◆ RECORDS FOR PROCESSING
----------------------------------------

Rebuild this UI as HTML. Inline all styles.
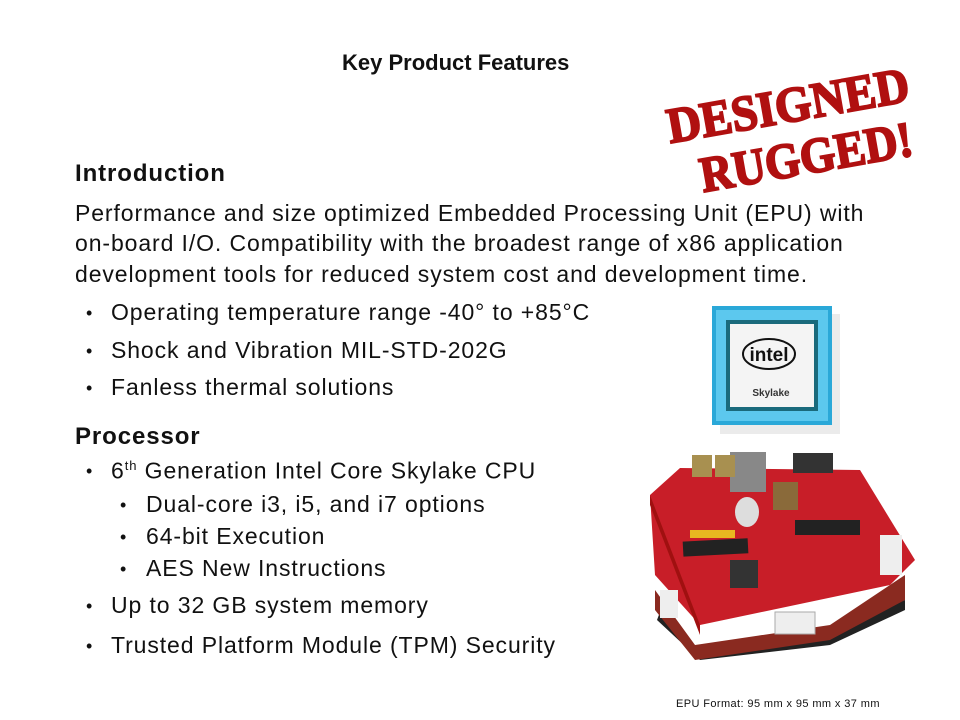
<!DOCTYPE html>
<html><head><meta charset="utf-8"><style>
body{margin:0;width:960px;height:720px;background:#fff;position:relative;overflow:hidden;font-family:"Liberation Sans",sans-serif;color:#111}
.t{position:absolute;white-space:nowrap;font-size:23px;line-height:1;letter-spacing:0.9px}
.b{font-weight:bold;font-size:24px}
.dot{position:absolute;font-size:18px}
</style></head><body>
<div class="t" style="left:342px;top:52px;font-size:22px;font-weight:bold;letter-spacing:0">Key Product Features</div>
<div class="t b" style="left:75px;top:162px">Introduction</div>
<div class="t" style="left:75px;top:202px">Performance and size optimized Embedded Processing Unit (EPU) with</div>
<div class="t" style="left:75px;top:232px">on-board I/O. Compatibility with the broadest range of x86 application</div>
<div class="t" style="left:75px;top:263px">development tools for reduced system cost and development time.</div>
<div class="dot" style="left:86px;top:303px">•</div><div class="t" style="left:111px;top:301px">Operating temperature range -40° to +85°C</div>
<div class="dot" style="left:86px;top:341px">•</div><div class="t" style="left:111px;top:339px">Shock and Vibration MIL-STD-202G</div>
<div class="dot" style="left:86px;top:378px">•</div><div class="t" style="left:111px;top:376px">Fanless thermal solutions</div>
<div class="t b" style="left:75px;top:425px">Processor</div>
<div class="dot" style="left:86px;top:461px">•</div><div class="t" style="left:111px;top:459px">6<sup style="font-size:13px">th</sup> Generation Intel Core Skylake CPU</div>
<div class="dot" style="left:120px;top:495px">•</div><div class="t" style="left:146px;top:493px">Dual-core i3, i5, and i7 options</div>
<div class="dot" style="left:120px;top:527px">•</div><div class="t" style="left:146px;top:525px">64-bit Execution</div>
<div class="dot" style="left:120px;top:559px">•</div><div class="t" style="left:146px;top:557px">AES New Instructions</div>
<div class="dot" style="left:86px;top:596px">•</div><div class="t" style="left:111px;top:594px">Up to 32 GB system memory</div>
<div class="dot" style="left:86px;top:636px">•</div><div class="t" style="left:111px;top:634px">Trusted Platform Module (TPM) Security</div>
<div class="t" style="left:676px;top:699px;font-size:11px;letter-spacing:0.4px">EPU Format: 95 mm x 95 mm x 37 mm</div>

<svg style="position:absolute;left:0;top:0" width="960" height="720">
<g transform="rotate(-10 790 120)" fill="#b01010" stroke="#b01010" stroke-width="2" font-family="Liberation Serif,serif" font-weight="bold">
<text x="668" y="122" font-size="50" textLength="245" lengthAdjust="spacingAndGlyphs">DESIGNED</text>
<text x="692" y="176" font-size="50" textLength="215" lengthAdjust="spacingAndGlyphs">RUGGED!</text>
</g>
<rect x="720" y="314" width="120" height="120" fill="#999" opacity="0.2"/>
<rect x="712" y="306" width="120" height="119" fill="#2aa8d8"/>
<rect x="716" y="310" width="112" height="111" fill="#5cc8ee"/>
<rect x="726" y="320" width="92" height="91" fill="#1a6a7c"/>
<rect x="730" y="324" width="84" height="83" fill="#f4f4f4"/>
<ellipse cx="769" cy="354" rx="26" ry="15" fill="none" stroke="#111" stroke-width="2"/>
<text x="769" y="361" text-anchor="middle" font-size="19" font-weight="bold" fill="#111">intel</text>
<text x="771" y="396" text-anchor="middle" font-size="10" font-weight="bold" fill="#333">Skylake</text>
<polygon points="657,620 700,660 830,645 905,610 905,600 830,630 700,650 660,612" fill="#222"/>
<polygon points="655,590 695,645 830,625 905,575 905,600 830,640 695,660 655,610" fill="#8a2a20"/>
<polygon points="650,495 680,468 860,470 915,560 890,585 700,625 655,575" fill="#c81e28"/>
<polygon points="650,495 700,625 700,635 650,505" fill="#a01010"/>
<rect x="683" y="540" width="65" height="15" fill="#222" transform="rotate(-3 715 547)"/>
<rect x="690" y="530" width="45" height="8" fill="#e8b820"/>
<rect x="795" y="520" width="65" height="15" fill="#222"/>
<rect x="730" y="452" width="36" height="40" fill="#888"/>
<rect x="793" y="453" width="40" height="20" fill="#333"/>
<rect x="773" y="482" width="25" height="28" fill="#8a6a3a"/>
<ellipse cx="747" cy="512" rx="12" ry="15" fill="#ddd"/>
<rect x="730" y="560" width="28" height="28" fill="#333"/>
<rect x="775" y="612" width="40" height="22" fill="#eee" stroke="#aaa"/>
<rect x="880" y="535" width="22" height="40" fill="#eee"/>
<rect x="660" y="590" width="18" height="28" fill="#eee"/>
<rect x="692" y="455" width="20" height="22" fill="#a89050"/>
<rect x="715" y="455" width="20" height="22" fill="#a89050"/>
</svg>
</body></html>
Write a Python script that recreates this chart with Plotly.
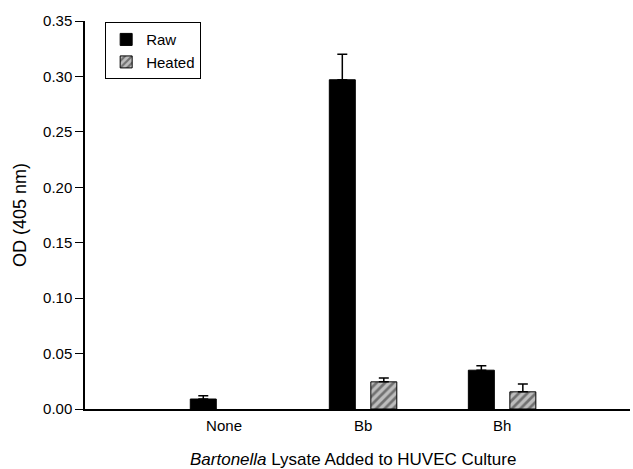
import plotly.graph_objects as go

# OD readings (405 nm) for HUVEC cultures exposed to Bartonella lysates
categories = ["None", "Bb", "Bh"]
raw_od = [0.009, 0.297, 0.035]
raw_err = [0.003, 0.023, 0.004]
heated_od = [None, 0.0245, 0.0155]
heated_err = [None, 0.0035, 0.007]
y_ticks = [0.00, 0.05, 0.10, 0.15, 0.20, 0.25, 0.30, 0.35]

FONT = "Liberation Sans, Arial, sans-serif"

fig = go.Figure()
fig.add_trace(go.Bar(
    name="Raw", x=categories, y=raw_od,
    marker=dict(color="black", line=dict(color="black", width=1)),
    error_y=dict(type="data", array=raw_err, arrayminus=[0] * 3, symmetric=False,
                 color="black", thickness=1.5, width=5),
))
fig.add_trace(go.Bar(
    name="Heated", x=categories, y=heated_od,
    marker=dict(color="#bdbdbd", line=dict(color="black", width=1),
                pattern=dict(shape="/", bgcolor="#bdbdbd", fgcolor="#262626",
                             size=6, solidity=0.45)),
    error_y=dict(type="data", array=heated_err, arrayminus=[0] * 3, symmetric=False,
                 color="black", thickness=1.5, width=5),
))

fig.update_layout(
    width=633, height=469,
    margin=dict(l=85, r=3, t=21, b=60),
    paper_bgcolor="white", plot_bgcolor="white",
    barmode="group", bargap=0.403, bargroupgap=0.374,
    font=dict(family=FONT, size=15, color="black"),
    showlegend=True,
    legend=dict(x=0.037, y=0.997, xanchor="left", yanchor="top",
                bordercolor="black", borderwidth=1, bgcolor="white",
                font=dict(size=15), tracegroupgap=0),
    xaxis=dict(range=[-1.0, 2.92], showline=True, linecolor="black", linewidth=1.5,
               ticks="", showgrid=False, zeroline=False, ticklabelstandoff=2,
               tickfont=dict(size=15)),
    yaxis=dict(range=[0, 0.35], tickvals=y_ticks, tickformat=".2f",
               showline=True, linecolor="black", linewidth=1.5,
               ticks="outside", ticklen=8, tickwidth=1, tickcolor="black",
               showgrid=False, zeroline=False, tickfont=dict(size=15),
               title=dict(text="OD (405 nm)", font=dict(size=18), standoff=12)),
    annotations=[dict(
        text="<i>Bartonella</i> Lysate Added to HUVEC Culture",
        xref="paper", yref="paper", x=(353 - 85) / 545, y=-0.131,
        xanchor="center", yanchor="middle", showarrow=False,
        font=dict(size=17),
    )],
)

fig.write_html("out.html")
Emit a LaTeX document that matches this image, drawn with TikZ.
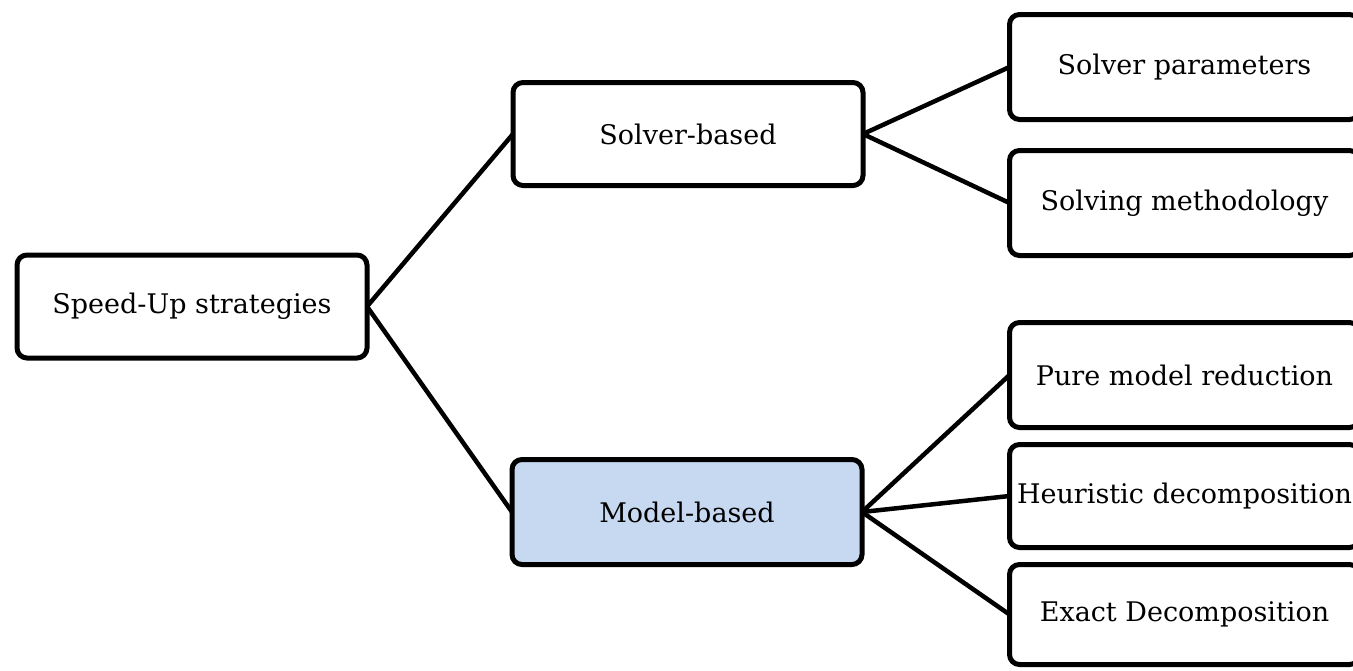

----------------------------------------

◆ JOB
Excluding the pictures, restate the records above word for word.

◆ SOLVED EXERCISE
Rebuild this UI as HTML. Inline all styles.
<!DOCTYPE html>
<html><head><meta charset="utf-8"><style>
body{margin:0;width:960px;height:720px;background:#fff;position:relative;overflow:hidden;font-family:"Liberation Sans",sans-serif;color:#111}
.t{position:absolute;white-space:nowrap;font-size:23px;line-height:1;letter-spacing:0.9px}
.b{font-weight:bold;font-size:24px}
.dot{position:absolute;font-size:18px}
</style></head><body>
<div class="t" style="left:342px;top:52px;font-size:22px;font-weight:bold;letter-spacing:0">Key Product Features</div>
<div class="t b" style="left:75px;top:162px">Introduction</div>
<div class="t" style="left:75px;top:202px">Performance and size optimized Embedded Processing Unit (EPU) with</div>
<div class="t" style="left:75px;top:232px">on-board I/O. Compatibility with the broadest range of x86 application</div>
<div class="t" style="left:75px;top:263px">development tools for reduced system cost and development time.</div>
<div class="dot" style="left:86px;top:303px">•</div><div class="t" style="left:111px;top:301px">Operating temperature range -40° to +85°C</div>
<div class="dot" style="left:86px;top:341px">•</div><div class="t" style="left:111px;top:339px">Shock and Vibration MIL-STD-202G</div>
<div class="dot" style="left:86px;top:378px">•</div><div class="t" style="left:111px;top:376px">Fanless thermal solutions</div>
<div class="t b" style="left:75px;top:425px">Processor</div>
<div class="dot" style="left:86px;top:461px">•</div><div class="t" style="left:111px;top:459px">6<sup style="font-size:13px">th</sup> Generation Intel Core Skylake CPU</div>
<div class="dot" style="left:120px;top:495px">•</div><div class="t" style="left:146px;top:493px">Dual-core i3, i5, and i7 options</div>
<div class="dot" style="left:120px;top:527px">•</div><div class="t" style="left:146px;top:525px">64-bit Execution</div>
<div class="dot" style="left:120px;top:559px">•</div><div class="t" style="left:146px;top:557px">AES New Instructions</div>
<div class="dot" style="left:86px;top:596px">•</div><div class="t" style="left:111px;top:594px">Up to 32 GB system memory</div>
<div class="dot" style="left:86px;top:636px">•</div><div class="t" style="left:111px;top:634px">Trusted Platform Module (TPM) Security</div>
<div class="t" style="left:676px;top:699px;font-size:11px;letter-spacing:0.4px">EPU Format: 95 mm x 95 mm x 37 mm</div>

<svg style="position:absolute;left:0;top:0" width="960" height="720">
<g transform="rotate(-10 790 120)" fill="#b01010" stroke="#b01010" stroke-width="2" font-family="Liberation Serif,serif" font-weight="bold">
<text x="668" y="122" font-size="50" textLength="245" lengthAdjust="spacingAndGlyphs">DESIGNED</text>
<text x="692" y="176" font-size="50" textLength="215" lengthAdjust="spacingAndGlyphs">RUGGED!</text>
</g>
<rect x="720" y="314" width="120" height="120" fill="#999" opacity="0.2"/>
<rect x="712" y="306" width="120" height="119" fill="#2aa8d8"/>
<rect x="716" y="310" width="112" height="111" fill="#5cc8ee"/>
<rect x="726" y="320" width="92" height="91" fill="#1a6a7c"/>
<rect x="730" y="324" width="84" height="83" fill="#f4f4f4"/>
<ellipse cx="769" cy="354" rx="26" ry="15" fill="none" stroke="#111" stroke-width="2"/>
<text x="769" y="361" text-anchor="middle" font-size="19" font-weight="bold" fill="#111">intel</text>
<text x="771" y="396" text-anchor="middle" font-size="10" font-weight="bold" fill="#333">Skylake</text>
<polygon points="657,620 700,660 830,645 905,610 905,600 830,630 700,650 660,612" fill="#222"/>
<polygon points="655,590 695,645 830,625 905,575 905,600 830,640 695,660 655,610" fill="#8a2a20"/>
<polygon points="650,495 680,468 860,470 915,560 890,585 700,625 655,575" fill="#c81e28"/>
<polygon points="650,495 700,625 700,635 650,505" fill="#a01010"/>
<rect x="683" y="540" width="65" height="15" fill="#222" transform="rotate(-3 715 547)"/>
<rect x="690" y="530" width="45" height="8" fill="#e8b820"/>
<rect x="795" y="520" width="65" height="15" fill="#222"/>
<rect x="730" y="452" width="36" height="40" fill="#888"/>
<rect x="793" y="453" width="40" height="20" fill="#333"/>
<rect x="773" y="482" width="25" height="28" fill="#8a6a3a"/>
<ellipse cx="747" cy="512" rx="12" ry="15" fill="#ddd"/>
<rect x="730" y="560" width="28" height="28" fill="#333"/>
<rect x="775" y="612" width="40" height="22" fill="#eee" stroke="#aaa"/>
<rect x="880" y="535" width="22" height="40" fill="#eee"/>
<rect x="660" y="590" width="18" height="28" fill="#eee"/>
<rect x="692" y="455" width="20" height="22" fill="#a89050"/>
<rect x="715" y="455" width="20" height="22" fill="#a89050"/>
</svg>
</body></html>
Write a Python script that recreates this chart with Plotly.
import plotly.graph_objects as go

# OD readings (405 nm) for HUVEC cultures exposed to Bartonella lysates
categories = ["None", "Bb", "Bh"]
raw_od = [0.009, 0.297, 0.035]
raw_err = [0.003, 0.023, 0.004]
heated_od = [None, 0.0245, 0.0155]
heated_err = [None, 0.0035, 0.007]
y_ticks = [0.00, 0.05, 0.10, 0.15, 0.20, 0.25, 0.30, 0.35]

FONT = "Liberation Sans, Arial, sans-serif"

fig = go.Figure()
fig.add_trace(go.Bar(
    name="Raw", x=categories, y=raw_od,
    marker=dict(color="black", line=dict(color="black", width=1)),
    error_y=dict(type="data", array=raw_err, arrayminus=[0] * 3, symmetric=False,
                 color="black", thickness=1.5, width=5),
))
fig.add_trace(go.Bar(
    name="Heated", x=categories, y=heated_od,
    marker=dict(color="#bdbdbd", line=dict(color="black", width=1),
                pattern=dict(shape="/", bgcolor="#bdbdbd", fgcolor="#262626",
                             size=6, solidity=0.45)),
    error_y=dict(type="data", array=heated_err, arrayminus=[0] * 3, symmetric=False,
                 color="black", thickness=1.5, width=5),
))

fig.update_layout(
    width=633, height=469,
    margin=dict(l=85, r=3, t=21, b=60),
    paper_bgcolor="white", plot_bgcolor="white",
    barmode="group", bargap=0.403, bargroupgap=0.374,
    font=dict(family=FONT, size=15, color="black"),
    showlegend=True,
    legend=dict(x=0.037, y=0.997, xanchor="left", yanchor="top",
                bordercolor="black", borderwidth=1, bgcolor="white",
                font=dict(size=15), tracegroupgap=0),
    xaxis=dict(range=[-1.0, 2.92], showline=True, linecolor="black", linewidth=1.5,
               ticks="", showgrid=False, zeroline=False, ticklabelstandoff=2,
               tickfont=dict(size=15)),
    yaxis=dict(range=[0, 0.35], tickvals=y_ticks, tickformat=".2f",
               showline=True, linecolor="black", linewidth=1.5,
               ticks="outside", ticklen=8, tickwidth=1, tickcolor="black",
               showgrid=False, zeroline=False, tickfont=dict(size=15),
               title=dict(text="OD (405 nm)", font=dict(size=18), standoff=12)),
    annotations=[dict(
        text="<i>Bartonella</i> Lysate Added to HUVEC Culture",
        xref="paper", yref="paper", x=(353 - 85) / 545, y=-0.131,
        xanchor="center", yanchor="middle", showarrow=False,
        font=dict(size=17),
    )],
)

fig.write_html("out.html")
Emit a LaTeX document that matches this image, drawn with TikZ.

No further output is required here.